Muchos apuestan a que las nuevas autoridades ataquen las conductas depredadoras y conduzcan a la cárcel a los corruptos. Hasta figuras públicas han dado su ultimátum al gobierno que aún no se ha instalado, para recordarle que tiene que actuar ya contra la corrupción – olvidando que la clase política tiene secuestrada la administración pública, y liberarla será un proceso delicado, que exige participación y consenso de sectores claves de la sociedad.

Cabe recordar que las instituciones sociales marcan los individuos desde que nacen: la familia y otras instituciones van definiendo nuestro transitar por la vida, moldeando nuestra identidad y accionar, como lo han demostrado estudiosos como Michel Foucault, entre otros.

El secuestro de las instituciones es producto de las relaciones de poder que se han establecido y seguirán estableciéndose. Somos el producto de ese accionar, y la sociedad es el reflejo de esa institucionalidad perturbada.

Las alianzas políticas surgen antes de que los gobiernos se formen, y hacen que los mismos nazcan contaminados, al reafirmar todo aquello que se desea transformar. La disfuncionalidad del Estado atrae los fantasmas de conductas políticamente inapropiadas, para colocarse sin remordimientos en antiguas prácticas y recientes conductas aireadas, como si fuesen novedades en la sociedad del rumor.

Es necesario que el pueblo sepa lo que ha pasado: el desmonte institucional que vive el país, desde hace más de 20 años, no permite llevar a cabo grandes transformaciones, de un día para otro. Para cambiar la administración pública, es necesario generar una transformación en el estilo gerencial de la cosa pública, en la cultura organizacional, en las modalidades y percepciones del uso del poder – que nutre a la clase política y se mantiene en la ciudadanía no educada.

Cuando se denuncian las nóminas de las instituciones del Estado, la locura abultada de funcionarios y salarios, uno se sorprende mientras se dice ¿Cómo es posible que el consulado en Haití tenga 34 vice cónsules? ¿Que un despacho tenga 47 secretarias? Cuánta crueldad.

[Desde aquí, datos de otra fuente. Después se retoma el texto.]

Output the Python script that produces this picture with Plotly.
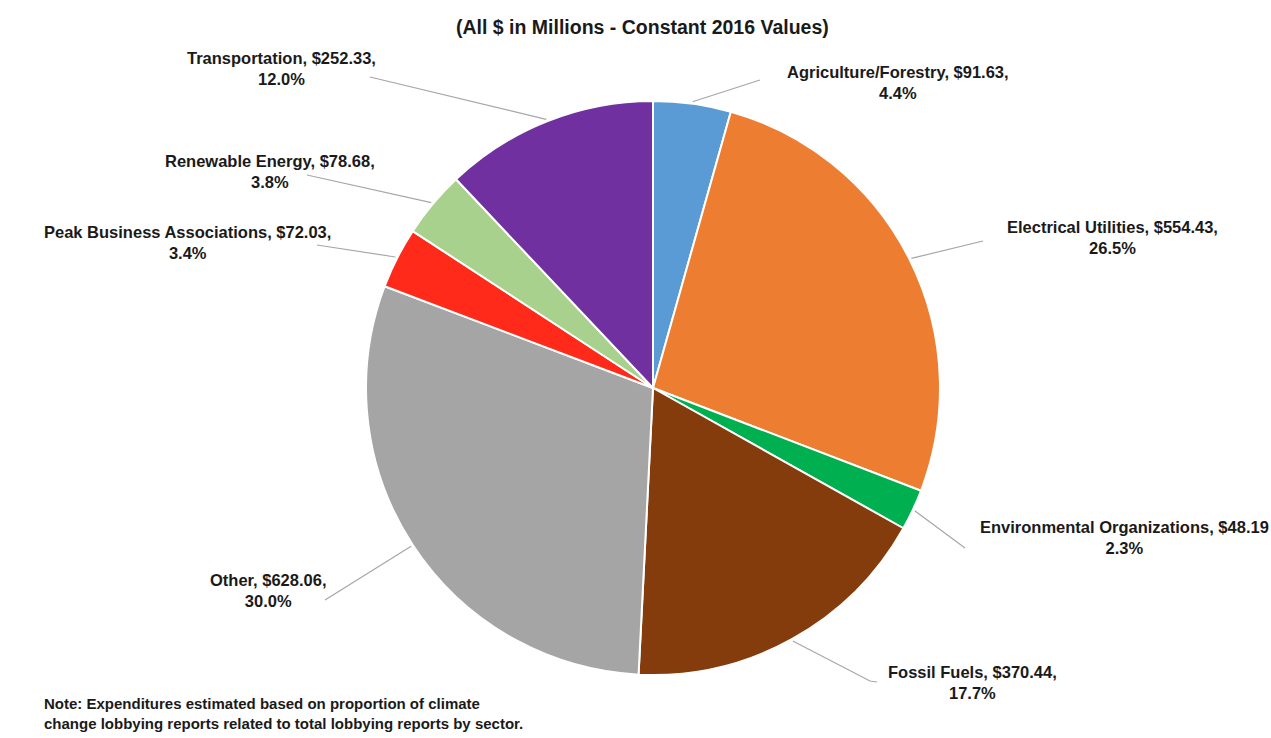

Pero es necesario saber que hay miles de aspirantes del nuevo gobierno, esperando que los nombren en una cantidad igual o superior a las que critican, hoy día – solamente por haber ido a un mitin, sacado un carnet de partido o firmado un documento diciendo que apoyaban al candidato.

Las transformaciones institucionales pasan por el ejemplo y la sanción; no basta la voluntad política. Hay que deshacer el entramado legal que beneficia a políticos, empleados públicos y clientes. Eso toma tiempo en sociedades “democráticas” desmontadas institucionalmente, y en manos de actores institucionales negados al traspaso, con o sin rendimiento de cuenta. Basta con ver los últimos aprestos de inauguraciones, declaraciones, pensiones, liquidaciones, despidos al vapor que llevan a cabo figuras desesperadas del gobierno saliente. Con una fuerte institucionalidad, eso no sería posible.

Mientras la clase política necesite un escenario manipulable del Estado, para realizar su gestión, no habrá ninguna institución libre de caer en manos de políticos desaprensivos. Será difícil, pero no imposible, que se realicen cambios y transformaciones sociales basadas en la real transparencia y necesidad del pueblo. Si no se procede a gobernar con autonomía, firmeza y lealtad hacia miles de votantes anónimos, llenos de expectativas, es seguro que las nuevas autoridades enfrentarán problemas de ingobernabilidad, temprano.